The UK parliament is close to passing a new bill to protect investors from financial crimes involving cryptocurrencies.

The UK’s House of Lords has advanced the Economic Crime and Corporate Transparency Bill, which addresses illicit cryptocurrency activities. Initiated in September 2022, this bill has passed through legislative houses and is now nearing its final approval phase.

Stages of crypto bill approval in UK | Source: bills.parliament.uk

While primarily focused on combating crypto financial crimes, the bill also touches upon corporate transparency and foreign business registrations. As the House of Commons prepares to review the bill’s latest amendments, the final step before it becomes law will be the royal assent, marking the monarch’s formal endorsement.
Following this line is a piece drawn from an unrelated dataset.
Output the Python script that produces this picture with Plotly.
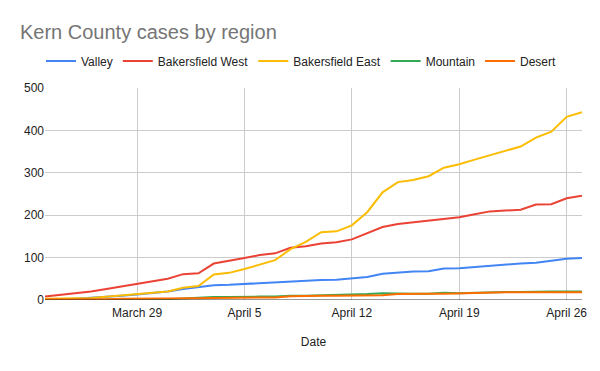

The Economic Crime and Corporate Transparency bill was first proposed in September 2022. Its main objective is to combat crypto-related financial crimes such as money laundering and fraud.

The bill will require crypto businesses to register with the Financial Conduct Authority (FCA) and comply with anti-money laundering and counter-terrorism financing rules. The bill will also empower the FCA to impose sanctions on crypto businesses that violate the regulations.

UK’s crypto progress

The UK has been making significant progress in the crypto sector, especially after leaving the European Union. Brexit has created new opportunities for the crypto industry in the UK, reducing the regulatory barriers and increasing the flexibility for innovation. This has attracted professionals and experts who believe cryptocurrencies are here to stay and can benefit the country’s economy.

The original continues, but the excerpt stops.